Finalmente, o ataque feito à situação económica e financeira da Câmara de Gaia através de uma comparação malévola com outras autarquias, que aliás não belisquei minimamente no meu artigo. Limitei-me no mesmo à factualidade de elencar quais eram as três Câmaras com maior dívida bancária, mas que tal não tinha qualquer valor, dado que uma avaliação global devia ser feita em dívida por habitante.
O senhor secretário de Estado também sabe que não devia comparar realidades que partiram de índices completamente diferentes de qualidade de vida há uma década, bem como comparar opções políticas de gestão diversas, todas respeitáveis, mas que apostam em diferentes modelos de desenvolvimento.
Registei, igualmente, a forma conveniente como evitou comparar os prazos de pagamento entre Gaia e outra grande autarquia da sua simpatia! Autarquia essa cujo passivo recentemente público, não contraditado, é de cerca de 2 mil milhões de euros, 2/5 do passivo total do poder local. Passivo esse que não é certamente fruto da acção do seu presidente, cuja capacidade e idoneidade não questiono, mas sim do desequilíbrio estrutural do financiamento das grandes Câmaras. Desequilíbrio que denunciei e o dr. José Junqueiro não contestou.
Gaia investiu em equipamentos públicos 980 milhões de euros desde 1998, 160 milhões em saneamento básico, 170 milhões em habitação social para 4000 famílias. Gaia reabilitou a sua frente de mar e lançou um enérgico processo de reabilitação do seu Centro Histórico. Tudo isto foi financiado com 75% de capitais próprios.

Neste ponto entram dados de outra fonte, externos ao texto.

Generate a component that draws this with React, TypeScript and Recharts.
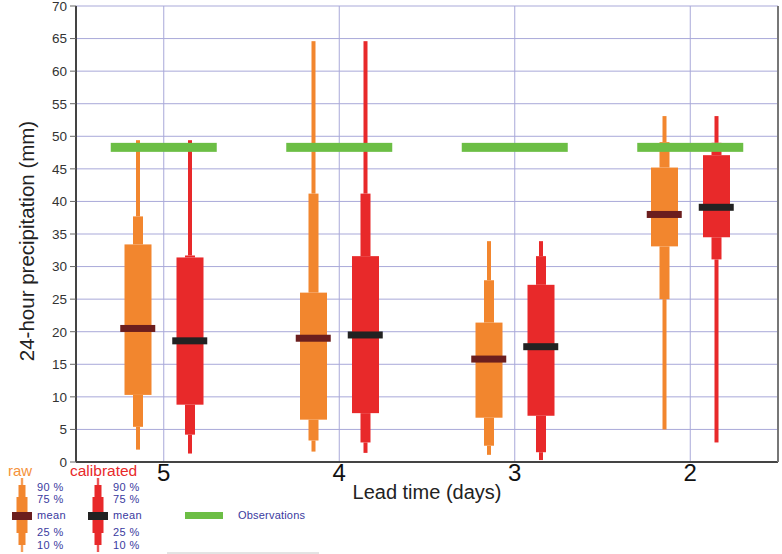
import {
  ComposedChart,
  Bar,
  Scatter,
  XAxis,
  YAxis,
  CartesianGrid,
} from "recharts";

const leadTimes = ["5", "4", "3", "2"];

// raw ensemble percentiles (mm)
const rawMin = [1.9, 1.6, 1.1, 5.0];
const rawP10 = [5.4, 3.3, 2.5, 25.0];
const rawP25 = [10.3, 6.5, 6.8, 33.1];
const rawMean = [20.5, 19.0, 15.8, 38.0];
const rawP75 = [33.4, 26.0, 21.4, 45.2];
const rawP90 = [37.7, 41.2, 27.9, 49.1];
const rawMax = [49.4, 64.6, 33.9, 53.1];

// calibrated ensemble percentiles (mm)
const calMin = [1.3, 1.4, 0.3, 3.0];
const calP10 = [4.2, 3.0, 1.5, 31.1];
const calP25 = [8.8, 7.5, 7.1, 34.5];
const calMean = [18.6, 19.5, 17.7, 39.1];
const calP75 = [31.4, 31.6, 27.2, 47.1];
const calP90 = [31.7, 41.2, 31.6, 49.0];
const calMax = [49.4, 64.6, 33.9, 53.1];

const observed = [48.3, 48.3, 48.3, 48.3];

const yTicks = [0, 5, 10, 15, 20, 25, 30, 35, 40, 45, 50, 55, 60, 65, 70];

const ORANGE = "#f2862e";
const RED = "#e8292a";
const GREEN = "#6cbe45";
const GRID = "#a9a9d9";
const FONT = "'Liberation Sans', Arial, sans-serif";

const data = leadTimes.map((lead, i) => ({
  lead,
  rawBase: rawMin[i],
  rawS1: rawP10[i] - rawMin[i],
  rawS2: rawP25[i] - rawP10[i],
  rawS3: rawP75[i] - rawP25[i],
  rawS4: rawP90[i] - rawP75[i],
  rawS5: rawMax[i] - rawP90[i],
  calBase: calMin[i],
  calS1: calP10[i] - calMin[i],
  calS2: calP25[i] - calP10[i],
  calS3: calP75[i] - calP25[i],
  calS4: calP90[i] - calP75[i],
  calS5: calMax[i] - calP90[i],
  rawMean: rawMean[i],
  calMean: calMean[i],
  obs: observed[i],
}));

const segment = (w: number, color: string) => (props: any) => {
  const { x, y, width, height } = props;
  if (x == null || width == null) return <g />;
  const h = Math.abs(height || 0);
  const top = height < 0 ? y + height : y;
  return (
    <rect x={x + width / 2 - w / 2} y={top} width={w} height={h} fill={color} />
  );
};

const hidden = () => <g />;

const marker = (dx: number, w: number, h: number, color: string) => (props: any) => {
  const { cx, cy } = props;
  if (cx == null || cy == null) return <g />;
  return <rect x={cx + dx - w / 2} y={cy - h / 2} width={w} height={h} fill={color} />;
};

const YLabel = (props: any) => {
  const vb = props.viewBox || { x: 0, y: 6, width: 76, height: 456 };
  const cy = vb.y + vb.height / 2 + 7;
  return (
    <text
      x={34}
      y={cy}
      transform={`rotate(-90, 34, ${cy})`}
      textAnchor="middle"
      fontFamily={FONT}
      fontSize={20.5}
      fill="#222"
    >
      24-hour precipitation (mm)
    </text>
  );
};

function MiniBox({ cx, color, meanColor }: { cx: number; color: string; meanColor: string }) {
  return (
    <g>
      <rect x={cx - 1.2} y={478} width={2.4} height={74} fill={color} opacity={0.8} />
      <rect x={cx - 3.5} y={485} width={7} height={60} fill={color} />
      <rect x={cx - 5.5} y={497} width={11} height={36} fill={color} />
      <rect x={cx - 10} y={512} width={20} height={8} fill={meanColor} />
    </g>
  );
}

function LegendOverlay() {
  const lab = { fontFamily: FONT, fontSize: 11, fill: "#3a3aa0", letterSpacing: 0.4 };
  return (
    <svg
      width={782}
      height={554}
      style={{ position: "absolute", left: 0, top: 0, pointerEvents: "none" }}
    >
      <text x={8} y={476} fontFamily={FONT} fontSize={15} fill="#f5923a">
        raw
      </text>
      <text x={70} y={476} fontFamily={FONT} fontSize={15.5} fill={RED}>
        calibrated
      </text>
      <MiniBox cx={22} color={ORANGE} meanColor="#6b1e1e" />
      <MiniBox cx={98} color={RED} meanColor="#222222" />
      {[37, 113].map((x) => (
        <g key={x}>
          <text x={x} y={491} {...lab}>90 %</text>
          <text x={x} y={503} {...lab}>75 %</text>
          <text x={x} y={519} {...lab}>mean</text>
          <text x={x} y={536} {...lab}>25 %</text>
          <text x={x} y={549} {...lab}>10 %</text>
        </g>
      ))}
      <rect x={185} y={512} width={38} height={7} fill={GREEN} />
      <text x={238} y={519} {...lab} letterSpacing={0.2}>Observations</text>
      <line x1={167} y1={553} x2={319} y2={553} stroke="#c8c8c8" />
    </svg>
  );
}

export default function App() {
  return (
    <div style={{ position: "absolute", left: 0, top: 0, width: 782, height: 554, background: "#fff" }}>
      <ComposedChart
        width={782}
        height={554}
        data={data}
        barGap={16}
        margin={{ top: 6, right: 2, left: 0, bottom: 54 }}
      >
        <CartesianGrid stroke={GRID} />
        <XAxis
          dataKey="lead"
          height={38}
          tickLine={false}
          tickSize={0}
          tickMargin={2}
          axisLine={{ stroke: "#444", strokeWidth: 2 }}
          tick={{ fontFamily: FONT, fontSize: 24, fill: "#111" }}
          label={{
            value: "Lead time (days)",
            position: "insideBottom",
            offset: 1,
            style: { fontFamily: FONT, fontSize: 20, fill: "#222" },
          }}
        />
        <YAxis
          domain={[0, 70]}
          ticks={yTicks}
          width={76}
          tickSize={6}
          tickMargin={3}
          interval={0}
          axisLine={{ stroke: "#444", strokeWidth: 2 }}
          tickLine={{ stroke: "#666" }}
          tick={{ fontFamily: FONT, fontSize: 13.5, fill: "#333" }}
          label={<YLabel />}
        />
        <YAxis
          yAxisId="border"
          orientation="right"
          width={2}
          tick={false}
          tickLine={false}
          axisLine={{ stroke: "#777", strokeWidth: 2 }}
        />

        <Bar dataKey="rawBase" stackId="raw" barSize={36} shape={hidden} isAnimationActive={false} />
        <Bar dataKey="rawS1" stackId="raw" barSize={36} shape={segment(4, ORANGE)} isAnimationActive={false} />
        <Bar dataKey="rawS2" stackId="raw" barSize={36} shape={segment(10, ORANGE)} isAnimationActive={false} />
        <Bar dataKey="rawS3" stackId="raw" barSize={36} shape={segment(27, ORANGE)} isAnimationActive={false} />
        <Bar dataKey="rawS4" stackId="raw" barSize={36} shape={segment(10, ORANGE)} isAnimationActive={false} />
        <Bar dataKey="rawS5" stackId="raw" barSize={36} shape={segment(4, ORANGE)} isAnimationActive={false} />

        <Bar dataKey="calBase" stackId="cal" barSize={36} shape={hidden} isAnimationActive={false} />
        <Bar dataKey="calS1" stackId="cal" barSize={36} shape={segment(4, RED)} isAnimationActive={false} />
        <Bar dataKey="calS2" stackId="cal" barSize={36} shape={segment(10, RED)} isAnimationActive={false} />
        <Bar dataKey="calS3" stackId="cal" barSize={36} shape={segment(27, RED)} isAnimationActive={false} />
        <Bar dataKey="calS4" stackId="cal" barSize={36} shape={segment(10, RED)} isAnimationActive={false} />
        <Bar dataKey="calS5" stackId="cal" barSize={36} shape={segment(4, RED)} isAnimationActive={false} />

        <Scatter dataKey="rawMean" shape={marker(-26, 35, 7, "#6b1e1e")} isAnimationActive={false} />
        <Scatter dataKey="calMean" shape={marker(26, 35, 7, "#222222")} isAnimationActive={false} />
        <Scatter dataKey="obs" shape={marker(0, 106, 9, GREEN)} isAnimationActive={false} />
      </ComposedChart>
      <LegendOverlay />
    </div>
  );
}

Mas é por isso que o El Corte Inglés, a Alert, as cadeias de hotéis Yeatman e CS, aqui se estão a instalar. Por isso é que temos, contra a corrente, investimento imobiliário e industrial significativo (mil milhões de euros em contratos de desenvolvimento, número mítico sufragado presencialmente pelo ex-ministro da Economia Manuel Pinho). Por isso, é que o desemprego, altíssimo, causado pela recessão nacional, é aqui combatido energicamente.
Como secretário de Estado do sector ficava-lhe até bem enaltecer um município que tem o melhor índice de funcionários "per capita" no país (somente 2000 para mais de 300 mil habitantes), que é auto-suficiente orçamentalmente na água, saneamento e águas pluviais, recolha e tratamento de RSU, protecção civil e gestão de espaços verdes. Que tem a sensibilidade social de, em tempo de crise, oferecer os livros escolares a todos os estudantes do 1.º Ciclo do Ensino Básico, a quem complementa as refeições quotidianas. Município que, de acordo com os números da Secretaria de Estado (DGAL) é, "per capita", o 124.º em endividamento de médio longo prazo e o 184.º em endividamento líquido, entre as 308 autarquias.
O senhor Secretário de Estado fala das nossas dificuldades de tesouraria. Com certeza que as temos, ao nível do que está a acontecer com mais de 90% das Câmaras. Só que elas seriam totalmente irrelevantes se o Estado e as empresas públicas já nos tivessem pago, cumprindo os contratos, os 41,9 milhões de euros que nos devem. Ou que as Câmaras pudessem financiar-se mensalmente como faz o Governo.
Como se vê, nesta matéria, a das finanças públicas, Sua Excelência o secretário de Estado não é pessoalmente o elo mais fraco. Todavia, manifestamente, aos olhos de milhões de portugueses e observadores internacionais, é-o o seu Governo e a actual maioria.